>> Start
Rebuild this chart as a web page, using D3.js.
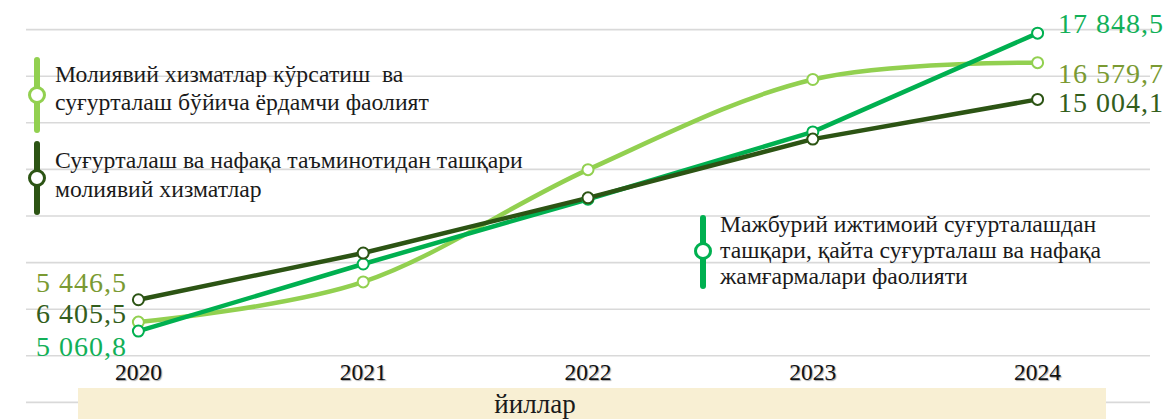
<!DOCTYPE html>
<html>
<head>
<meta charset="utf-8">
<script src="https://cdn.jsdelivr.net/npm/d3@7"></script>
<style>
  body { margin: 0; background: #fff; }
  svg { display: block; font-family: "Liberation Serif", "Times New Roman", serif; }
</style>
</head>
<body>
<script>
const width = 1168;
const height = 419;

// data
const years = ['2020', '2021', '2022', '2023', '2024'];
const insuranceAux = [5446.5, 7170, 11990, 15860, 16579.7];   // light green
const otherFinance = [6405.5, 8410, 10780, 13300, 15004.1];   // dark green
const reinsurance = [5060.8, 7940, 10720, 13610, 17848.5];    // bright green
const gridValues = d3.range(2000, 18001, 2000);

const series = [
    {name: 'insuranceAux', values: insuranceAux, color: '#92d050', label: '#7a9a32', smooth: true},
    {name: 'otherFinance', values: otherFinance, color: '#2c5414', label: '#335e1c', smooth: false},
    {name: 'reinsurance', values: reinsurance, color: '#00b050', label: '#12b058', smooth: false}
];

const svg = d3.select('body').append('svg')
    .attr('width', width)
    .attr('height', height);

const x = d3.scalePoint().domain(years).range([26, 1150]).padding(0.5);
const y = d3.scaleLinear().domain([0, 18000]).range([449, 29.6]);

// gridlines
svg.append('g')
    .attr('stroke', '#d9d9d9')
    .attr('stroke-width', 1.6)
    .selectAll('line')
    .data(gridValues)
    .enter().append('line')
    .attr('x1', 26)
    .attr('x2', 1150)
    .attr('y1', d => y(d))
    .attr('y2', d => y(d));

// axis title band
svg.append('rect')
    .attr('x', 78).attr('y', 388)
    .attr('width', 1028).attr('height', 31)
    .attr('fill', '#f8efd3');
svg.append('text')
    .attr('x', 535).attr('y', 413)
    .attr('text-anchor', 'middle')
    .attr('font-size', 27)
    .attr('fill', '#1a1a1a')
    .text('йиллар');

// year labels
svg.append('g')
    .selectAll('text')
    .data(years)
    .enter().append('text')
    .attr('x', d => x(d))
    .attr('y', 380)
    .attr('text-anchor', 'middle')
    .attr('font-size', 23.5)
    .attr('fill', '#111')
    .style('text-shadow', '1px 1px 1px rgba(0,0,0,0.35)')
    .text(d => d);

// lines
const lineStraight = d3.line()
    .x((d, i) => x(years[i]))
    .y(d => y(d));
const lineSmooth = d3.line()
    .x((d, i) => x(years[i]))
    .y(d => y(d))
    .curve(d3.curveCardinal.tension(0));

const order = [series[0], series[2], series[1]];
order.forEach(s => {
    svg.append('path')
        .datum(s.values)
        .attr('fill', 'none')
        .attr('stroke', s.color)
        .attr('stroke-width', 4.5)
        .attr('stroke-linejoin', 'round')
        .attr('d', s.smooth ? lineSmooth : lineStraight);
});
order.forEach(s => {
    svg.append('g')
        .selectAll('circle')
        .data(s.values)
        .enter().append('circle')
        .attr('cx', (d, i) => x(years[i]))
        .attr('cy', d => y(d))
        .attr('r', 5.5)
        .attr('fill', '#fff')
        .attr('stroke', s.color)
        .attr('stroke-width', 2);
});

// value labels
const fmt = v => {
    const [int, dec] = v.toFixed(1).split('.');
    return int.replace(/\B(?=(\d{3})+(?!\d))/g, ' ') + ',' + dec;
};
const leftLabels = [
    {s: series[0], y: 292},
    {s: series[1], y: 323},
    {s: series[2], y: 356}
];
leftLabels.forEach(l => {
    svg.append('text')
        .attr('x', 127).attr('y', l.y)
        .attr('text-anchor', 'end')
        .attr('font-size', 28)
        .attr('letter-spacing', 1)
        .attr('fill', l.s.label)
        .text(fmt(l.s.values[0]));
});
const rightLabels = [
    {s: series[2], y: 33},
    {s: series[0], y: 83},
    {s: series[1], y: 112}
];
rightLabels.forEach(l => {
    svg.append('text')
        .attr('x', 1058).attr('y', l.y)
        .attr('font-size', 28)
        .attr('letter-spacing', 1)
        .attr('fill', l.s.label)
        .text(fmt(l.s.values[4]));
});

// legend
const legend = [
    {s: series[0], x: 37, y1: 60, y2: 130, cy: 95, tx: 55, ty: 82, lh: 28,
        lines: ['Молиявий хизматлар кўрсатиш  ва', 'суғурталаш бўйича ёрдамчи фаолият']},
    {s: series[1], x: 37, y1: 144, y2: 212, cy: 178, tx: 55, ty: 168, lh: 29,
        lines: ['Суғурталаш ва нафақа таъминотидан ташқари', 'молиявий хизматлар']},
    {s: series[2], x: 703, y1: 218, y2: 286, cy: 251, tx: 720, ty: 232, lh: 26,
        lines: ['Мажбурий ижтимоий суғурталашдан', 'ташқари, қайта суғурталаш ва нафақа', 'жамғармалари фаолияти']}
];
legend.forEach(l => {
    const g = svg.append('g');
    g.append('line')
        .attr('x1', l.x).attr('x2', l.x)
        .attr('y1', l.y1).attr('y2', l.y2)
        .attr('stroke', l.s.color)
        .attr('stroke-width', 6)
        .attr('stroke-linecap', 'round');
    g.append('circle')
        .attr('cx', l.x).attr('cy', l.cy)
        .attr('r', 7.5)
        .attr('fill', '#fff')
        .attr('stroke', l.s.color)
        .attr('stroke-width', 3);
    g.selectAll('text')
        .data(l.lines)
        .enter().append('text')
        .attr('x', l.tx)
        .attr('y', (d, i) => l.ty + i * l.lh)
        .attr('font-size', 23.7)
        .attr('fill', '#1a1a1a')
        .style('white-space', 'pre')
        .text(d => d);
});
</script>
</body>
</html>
>> End
__Task directions__.
Repeat the listing verbatim. Skip the pictures.

__Task response__.
Rebuild this chart as a web page, using D3.js.
<!DOCTYPE html>
<html>
<head>
<meta charset="utf-8">
<script src="https://cdn.jsdelivr.net/npm/d3@7"></script>
<style>
  body { margin: 0; background: #fff; }
  svg { display: block; font-family: "Liberation Serif", "Times New Roman", serif; }
</style>
</head>
<body>
<script>
const width = 1168;
const height = 419;

// data
const years = ['2020', '2021', '2022', '2023', '2024'];
const insuranceAux = [5446.5, 7170, 11990, 15860, 16579.7];   // light green
const otherFinance = [6405.5, 8410, 10780, 13300, 15004.1];   // dark green
const reinsurance = [5060.8, 7940, 10720, 13610, 17848.5];    // bright green
const gridValues = d3.range(2000, 18001, 2000);

const series = [
    {name: 'insuranceAux', values: insuranceAux, color: '#92d050', label: '#7a9a32', smooth: true},
    {name: 'otherFinance', values: otherFinance, color: '#2c5414', label: '#335e1c', smooth: false},
    {name: 'reinsurance', values: reinsurance, color: '#00b050', label: '#12b058', smooth: false}
];

const svg = d3.select('body').append('svg')
    .attr('width', width)
    .attr('height', height);

const x = d3.scalePoint().domain(years).range([26, 1150]).padding(0.5);
const y = d3.scaleLinear().domain([0, 18000]).range([449, 29.6]);

// gridlines
svg.append('g')
    .attr('stroke', '#d9d9d9')
    .attr('stroke-width', 1.6)
    .selectAll('line')
    .data(gridValues)
    .enter().append('line')
    .attr('x1', 26)
    .attr('x2', 1150)
    .attr('y1', d => y(d))
    .attr('y2', d => y(d));

// axis title band
svg.append('rect')
    .attr('x', 78).attr('y', 388)
    .attr('width', 1028).attr('height', 31)
    .attr('fill', '#f8efd3');
svg.append('text')
    .attr('x', 535).attr('y', 413)
    .attr('text-anchor', 'middle')
    .attr('font-size', 27)
    .attr('fill', '#1a1a1a')
    .text('йиллар');

// year labels
svg.append('g')
    .selectAll('text')
    .data(years)
    .enter().append('text')
    .attr('x', d => x(d))
    .attr('y', 380)
    .attr('text-anchor', 'middle')
    .attr('font-size', 23.5)
    .attr('fill', '#111')
    .style('text-shadow', '1px 1px 1px rgba(0,0,0,0.35)')
    .text(d => d);

// lines
const lineStraight = d3.line()
    .x((d, i) => x(years[i]))
    .y(d => y(d));
const lineSmooth = d3.line()
    .x((d, i) => x(years[i]))
    .y(d => y(d))
    .curve(d3.curveCardinal.tension(0));

const order = [series[0], series[2], series[1]];
order.forEach(s => {
    svg.append('path')
        .datum(s.values)
        .attr('fill', 'none')
        .attr('stroke', s.color)
        .attr('stroke-width', 4.5)
        .attr('stroke-linejoin', 'round')
        .attr('d', s.smooth ? lineSmooth : lineStraight);
});
order.forEach(s => {
    svg.append('g')
        .selectAll('circle')
        .data(s.values)
        .enter().append('circle')
        .attr('cx', (d, i) => x(years[i]))
        .attr('cy', d => y(d))
        .attr('r', 5.5)
        .attr('fill', '#fff')
        .attr('stroke', s.color)
        .attr('stroke-width', 2);
});

// value labels
const fmt = v => {
    const [int, dec] = v.toFixed(1).split('.');
    return int.replace(/\B(?=(\d{3})+(?!\d))/g, ' ') + ',' + dec;
};
const leftLabels = [
    {s: series[0], y: 292},
    {s: series[1], y: 323},
    {s: series[2], y: 356}
];
leftLabels.forEach(l => {
    svg.append('text')
        .attr('x', 127).attr('y', l.y)
        .attr('text-anchor', 'end')
        .attr('font-size', 28)
        .attr('letter-spacing', 1)
        .attr('fill', l.s.label)
        .text(fmt(l.s.values[0]));
});
const rightLabels = [
    {s: series[2], y: 33},
    {s: series[0], y: 83},
    {s: series[1], y: 112}
];
rightLabels.forEach(l => {
    svg.append('text')
        .attr('x', 1058).attr('y', l.y)
        .attr('font-size', 28)
        .attr('letter-spacing', 1)
        .attr('fill', l.s.label)
        .text(fmt(l.s.values[4]));
});

// legend
const legend = [
    {s: series[0], x: 37, y1: 60, y2: 130, cy: 95, tx: 55, ty: 82, lh: 28,
        lines: ['Молиявий хизматлар кўрсатиш  ва', 'суғурталаш бўйича ёрдамчи фаолият']},
    {s: series[1], x: 37, y1: 144, y2: 212, cy: 178, tx: 55, ty: 168, lh: 29,
        lines: ['Суғурталаш ва нафақа таъминотидан ташқари', 'молиявий хизматлар']},
    {s: series[2], x: 703, y1: 218, y2: 286, cy: 251, tx: 720, ty: 232, lh: 26,
        lines: ['Мажбурий ижтимоий суғурталашдан', 'ташқари, қайта суғурталаш ва нафақа', 'жамғармалари фаолияти']}
];
legend.forEach(l => {
    const g = svg.append('g');
    g.append('line')
        .attr('x1', l.x).attr('x2', l.x)
        .attr('y1', l.y1).attr('y2', l.y2)
        .attr('stroke', l.s.color)
        .attr('stroke-width', 6)
        .attr('stroke-linecap', 'round');
    g.append('circle')
        .attr('cx', l.x).attr('cy', l.cy)
        .attr('r', 7.5)
        .attr('fill', '#fff')
        .attr('stroke', l.s.color)
        .attr('stroke-width', 3);
    g.selectAll('text')
        .data(l.lines)
        .enter().append('text')
        .attr('x', l.tx)
        .attr('y', (d, i) => l.ty + i * l.lh)
        .attr('font-size', 23.7)
        .attr('fill', '#1a1a1a')
        .style('white-space', 'pre')
        .text(d => d);
});
</script>
</body>
</html>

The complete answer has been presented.